> [DATA BLOCK]:
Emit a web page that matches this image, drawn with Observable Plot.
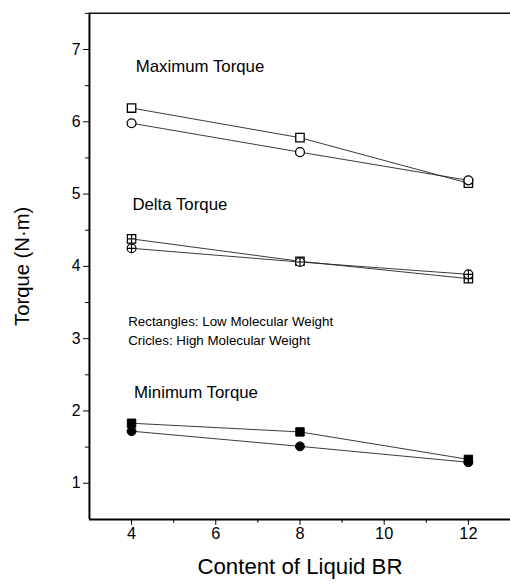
<!DOCTYPE html>
<html>
<head>
<meta charset="utf-8">
<script src="https://cdn.jsdelivr.net/npm/d3@7"></script>
<script src="https://cdn.jsdelivr.net/npm/@observablehq/plot@0.6"></script>
<style>
  html, body { margin: 0; padding: 0; background: #fff; overflow: hidden; width: 510px; height: 587px; }
  #chart svg { display: block; }
</style>
</head>
<body>
<div id="chart"></div>
<script>
// ---- data ----
const contents = [4, 8, 12];
const maxLow = [6.19, 5.78, 5.15];
const maxHigh = [5.98, 5.58, 5.19];
const deltaLow = [4.38, 4.07, 3.83];
const deltaHigh = [4.25, 4.06, 3.89];
const minLow = [1.83, 1.71, 1.33];
const minHigh = [1.72, 1.51, 1.29];
const xTicks = [4, 6, 8, 10, 12];
const xMinor = [5, 7, 9, 11];
const yTicks = [1, 2, 3, 4, 5, 6, 7];
const yMinor = [1.5, 2.5, 3.5, 4.5, 5.5, 6.5, 7.5];
const groupNames = ["Maximum Torque", "Delta Torque", "Minimum Torque"];
const legendNotes = ["Rectangles: Low Molecular Weight", "Cricles: High Molecular Weight"];
const xTitle = "Content of Liquid BR";
const yTitle = "Torque (N·m)";

// ---- build table ----
const seriesDefs = [
  {key: "maxLow", vals: maxLow, sym: "square"},
  {key: "maxHigh", vals: maxHigh, sym: "circle"},
  {key: "deltaLow", vals: deltaLow, sym: "squareCross"},
  {key: "deltaHigh", vals: deltaHigh, sym: "circleCross"},
  {key: "minLow", vals: minLow, sym: "squareFill"},
  {key: "minHigh", vals: minHigh, sym: "circleFill"}
];
const rows = seriesDefs.flatMap(s => contents.map((c, i) => ({series: s.key, sym: s.sym, x: c, y: s.vals[i]})));
const bySym = k => rows.filter(r => r.sym === k);

// custom symbols
const squareCross = {
  draw(ctx, size) {
    const h = Math.sqrt(size) / 2;
    ctx.moveTo(-h, -h); ctx.lineTo(h, -h); ctx.lineTo(h, h); ctx.lineTo(-h, h); ctx.closePath();
    ctx.moveTo(0, -h); ctx.lineTo(0, h);
    ctx.moveTo(-h, 0); ctx.lineTo(h, 0);
  }
};
const circleCross = {
  draw(ctx, size) {
    const r = Math.sqrt(size / Math.PI);
    ctx.moveTo(r, 0); ctx.arc(0, 0, r, 0, 2 * Math.PI);
    ctx.moveTo(0, -r); ctx.lineTo(0, r);
    ctx.moveTo(-r, 0); ctx.lineTo(r, 0);
  }
};
const squareSym = {
  draw(ctx, size) {
    const h = Math.sqrt(size) / 2;
    ctx.moveTo(-h, -h); ctx.lineTo(h, -h); ctx.lineTo(h, h); ctx.lineTo(-h, h); ctx.closePath();
  }
};
const circleSym = {
  draw(ctx, size) {
    const r = Math.sqrt(size / Math.PI);
    ctx.moveTo(r, 0); ctx.arc(0, 0, r, 0, 2 * Math.PI);
  }
};

const font = "'Liberation Sans', Arial, sans-serif";
const sqR = 4.8, ciR = 4.5;

const chart = Plot.plot({
  width: 516,
  height: 587,
  marginLeft: 90,
  marginRight: 0,
  marginTop: 13,
  marginBottom: 62,
  style: {fontFamily: font, fontSize: "15px", color: "#000", background: "#fff"},
  x: {domain: [3, 13], axis: null},
  y: {domain: [0.5, 7.5], axis: null},
  marks: [
    // frame lines
    Plot.ruleY([7.5], {stroke: "#111", strokeWidth: 1.5}),
    Plot.ruleX([3], {stroke: "#000", strokeWidth: 2}),
    Plot.ruleY([0.5], {stroke: "#000", strokeWidth: 2}),
    // axes
    Plot.axisX({ticks: xTicks, label: null, tickSize: 6, tickPadding: 2, tickFormat: d => d, fontSize: 16.5, tickStrokeWidth: 1.5}),
    Plot.axisX({ticks: xMinor, label: null, tickSize: 4, tickFormat: () => "", tickStrokeWidth: 1.2}),
    Plot.axisY({ticks: yTicks, label: null, tickSize: 6, tickPadding: 3, tickFormat: d => d, fontSize: 16, tickStrokeWidth: 1.5}),
    Plot.axisY({ticks: yMinor, label: null, tickSize: 4, tickFormat: () => "", tickStrokeWidth: 1.2}),
    // lines
    Plot.line(rows, {x: "x", y: "y", z: "series", stroke: "#222", strokeWidth: 0.9}),
    // markers
    Plot.dot(bySym("square"), {x: "x", y: "y", symbol: squareSym, r: sqR, stroke: "#000", fill: "#fff", strokeWidth: 1.3}),
    Plot.dot(bySym("circle"), {x: "x", y: "y", symbol: circleSym, r: ciR, stroke: "#000", fill: "#fff", strokeWidth: 1.3}),
    Plot.dot(bySym("squareCross"), {x: "x", y: "y", symbol: squareCross, r: sqR, stroke: "#000", fill: "#fff", strokeWidth: 1.2}),
    Plot.dot(bySym("circleCross"), {x: "x", y: "y", symbol: circleCross, r: ciR, stroke: "#000", fill: "#fff", strokeWidth: 1.2}),
    Plot.dot(bySym("squareFill"), {x: "x", y: "y", symbol: squareSym, r: sqR, stroke: "#000", fill: "#000", strokeWidth: 1}),
    Plot.dot(bySym("circleFill"), {x: "x", y: "y", symbol: circleSym, r: ciR, stroke: "#000", fill: "#000", strokeWidth: 1}),
    // annotations
    Plot.text([groupNames[0]], {x: 4.1, y: 6.77, text: d => d, textAnchor: "start", fontSize: 17, fill: "#000"}),
    Plot.text([groupNames[1]], {x: 4.02, y: 4.86, text: d => d, textAnchor: "start", fontSize: 17, fill: "#000"}),
    Plot.text([groupNames[2]], {x: 4.06, y: 2.25, text: d => d, textAnchor: "start", fontSize: 17, fill: "#000"}),
    Plot.text([legendNotes[0]], {x: 3.92, y: 3.23, text: d => d, textAnchor: "start", fontSize: 13.5, fill: "#000"}),
    Plot.text([legendNotes[1]], {x: 3.92, y: 2.97, text: d => d, textAnchor: "start", fontSize: 13.5, fill: "#000"}),
    // axis titles
    Plot.text([xTitle], {x: 8.0, y: 0.5, dy: 48, text: d => d, fontSize: 22.5, fill: "#000"}),
    Plot.text([yTitle], {x: 3, y: 4.0, dx: -67.5, rotate: -90, text: d => d, fontSize: 20.5, fill: "#000"})
  ]
});
document.getElementById("chart").appendChild(chart);
</script>
</body>
</html>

> [OBJECTIVE]: Make an exact copy of the data above, pictures excluded.

> [FINISHED TASK]:
Emit a web page that matches this image, drawn with Observable Plot.
<!DOCTYPE html>
<html>
<head>
<meta charset="utf-8">
<script src="https://cdn.jsdelivr.net/npm/d3@7"></script>
<script src="https://cdn.jsdelivr.net/npm/@observablehq/plot@0.6"></script>
<style>
  html, body { margin: 0; padding: 0; background: #fff; overflow: hidden; width: 510px; height: 587px; }
  #chart svg { display: block; }
</style>
</head>
<body>
<div id="chart"></div>
<script>
// ---- data ----
const contents = [4, 8, 12];
const maxLow = [6.19, 5.78, 5.15];
const maxHigh = [5.98, 5.58, 5.19];
const deltaLow = [4.38, 4.07, 3.83];
const deltaHigh = [4.25, 4.06, 3.89];
const minLow = [1.83, 1.71, 1.33];
const minHigh = [1.72, 1.51, 1.29];
const xTicks = [4, 6, 8, 10, 12];
const xMinor = [5, 7, 9, 11];
const yTicks = [1, 2, 3, 4, 5, 6, 7];
const yMinor = [1.5, 2.5, 3.5, 4.5, 5.5, 6.5, 7.5];
const groupNames = ["Maximum Torque", "Delta Torque", "Minimum Torque"];
const legendNotes = ["Rectangles: Low Molecular Weight", "Cricles: High Molecular Weight"];
const xTitle = "Content of Liquid BR";
const yTitle = "Torque (N·m)";

// ---- build table ----
const seriesDefs = [
  {key: "maxLow", vals: maxLow, sym: "square"},
  {key: "maxHigh", vals: maxHigh, sym: "circle"},
  {key: "deltaLow", vals: deltaLow, sym: "squareCross"},
  {key: "deltaHigh", vals: deltaHigh, sym: "circleCross"},
  {key: "minLow", vals: minLow, sym: "squareFill"},
  {key: "minHigh", vals: minHigh, sym: "circleFill"}
];
const rows = seriesDefs.flatMap(s => contents.map((c, i) => ({series: s.key, sym: s.sym, x: c, y: s.vals[i]})));
const bySym = k => rows.filter(r => r.sym === k);

// custom symbols
const squareCross = {
  draw(ctx, size) {
    const h = Math.sqrt(size) / 2;
    ctx.moveTo(-h, -h); ctx.lineTo(h, -h); ctx.lineTo(h, h); ctx.lineTo(-h, h); ctx.closePath();
    ctx.moveTo(0, -h); ctx.lineTo(0, h);
    ctx.moveTo(-h, 0); ctx.lineTo(h, 0);
  }
};
const circleCross = {
  draw(ctx, size) {
    const r = Math.sqrt(size / Math.PI);
    ctx.moveTo(r, 0); ctx.arc(0, 0, r, 0, 2 * Math.PI);
    ctx.moveTo(0, -r); ctx.lineTo(0, r);
    ctx.moveTo(-r, 0); ctx.lineTo(r, 0);
  }
};
const squareSym = {
  draw(ctx, size) {
    const h = Math.sqrt(size) / 2;
    ctx.moveTo(-h, -h); ctx.lineTo(h, -h); ctx.lineTo(h, h); ctx.lineTo(-h, h); ctx.closePath();
  }
};
const circleSym = {
  draw(ctx, size) {
    const r = Math.sqrt(size / Math.PI);
    ctx.moveTo(r, 0); ctx.arc(0, 0, r, 0, 2 * Math.PI);
  }
};

const font = "'Liberation Sans', Arial, sans-serif";
const sqR = 4.8, ciR = 4.5;

const chart = Plot.plot({
  width: 516,
  height: 587,
  marginLeft: 90,
  marginRight: 0,
  marginTop: 13,
  marginBottom: 62,
  style: {fontFamily: font, fontSize: "15px", color: "#000", background: "#fff"},
  x: {domain: [3, 13], axis: null},
  y: {domain: [0.5, 7.5], axis: null},
  marks: [
    // frame lines
    Plot.ruleY([7.5], {stroke: "#111", strokeWidth: 1.5}),
    Plot.ruleX([3], {stroke: "#000", strokeWidth: 2}),
    Plot.ruleY([0.5], {stroke: "#000", strokeWidth: 2}),
    // axes
    Plot.axisX({ticks: xTicks, label: null, tickSize: 6, tickPadding: 2, tickFormat: d => d, fontSize: 16.5, tickStrokeWidth: 1.5}),
    Plot.axisX({ticks: xMinor, label: null, tickSize: 4, tickFormat: () => "", tickStrokeWidth: 1.2}),
    Plot.axisY({ticks: yTicks, label: null, tickSize: 6, tickPadding: 3, tickFormat: d => d, fontSize: 16, tickStrokeWidth: 1.5}),
    Plot.axisY({ticks: yMinor, label: null, tickSize: 4, tickFormat: () => "", tickStrokeWidth: 1.2}),
    // lines
    Plot.line(rows, {x: "x", y: "y", z: "series", stroke: "#222", strokeWidth: 0.9}),
    // markers
    Plot.dot(bySym("square"), {x: "x", y: "y", symbol: squareSym, r: sqR, stroke: "#000", fill: "#fff", strokeWidth: 1.3}),
    Plot.dot(bySym("circle"), {x: "x", y: "y", symbol: circleSym, r: ciR, stroke: "#000", fill: "#fff", strokeWidth: 1.3}),
    Plot.dot(bySym("squareCross"), {x: "x", y: "y", symbol: squareCross, r: sqR, stroke: "#000", fill: "#fff", strokeWidth: 1.2}),
    Plot.dot(bySym("circleCross"), {x: "x", y: "y", symbol: circleCross, r: ciR, stroke: "#000", fill: "#fff", strokeWidth: 1.2}),
    Plot.dot(bySym("squareFill"), {x: "x", y: "y", symbol: squareSym, r: sqR, stroke: "#000", fill: "#000", strokeWidth: 1}),
    Plot.dot(bySym("circleFill"), {x: "x", y: "y", symbol: circleSym, r: ciR, stroke: "#000", fill: "#000", strokeWidth: 1}),
    // annotations
    Plot.text([groupNames[0]], {x: 4.1, y: 6.77, text: d => d, textAnchor: "start", fontSize: 17, fill: "#000"}),
    Plot.text([groupNames[1]], {x: 4.02, y: 4.86, text: d => d, textAnchor: "start", fontSize: 17, fill: "#000"}),
    Plot.text([groupNames[2]], {x: 4.06, y: 2.25, text: d => d, textAnchor: "start", fontSize: 17, fill: "#000"}),
    Plot.text([legendNotes[0]], {x: 3.92, y: 3.23, text: d => d, textAnchor: "start", fontSize: 13.5, fill: "#000"}),
    Plot.text([legendNotes[1]], {x: 3.92, y: 2.97, text: d => d, textAnchor: "start", fontSize: 13.5, fill: "#000"}),
    // axis titles
    Plot.text([xTitle], {x: 8.0, y: 0.5, dy: 48, text: d => d, fontSize: 22.5, fill: "#000"}),
    Plot.text([yTitle], {x: 3, y: 4.0, dx: -67.5, rotate: -90, text: d => d, fontSize: 20.5, fill: "#000"})
  ]
});
document.getElementById("chart").appendChild(chart);
</script>
</body>
</html>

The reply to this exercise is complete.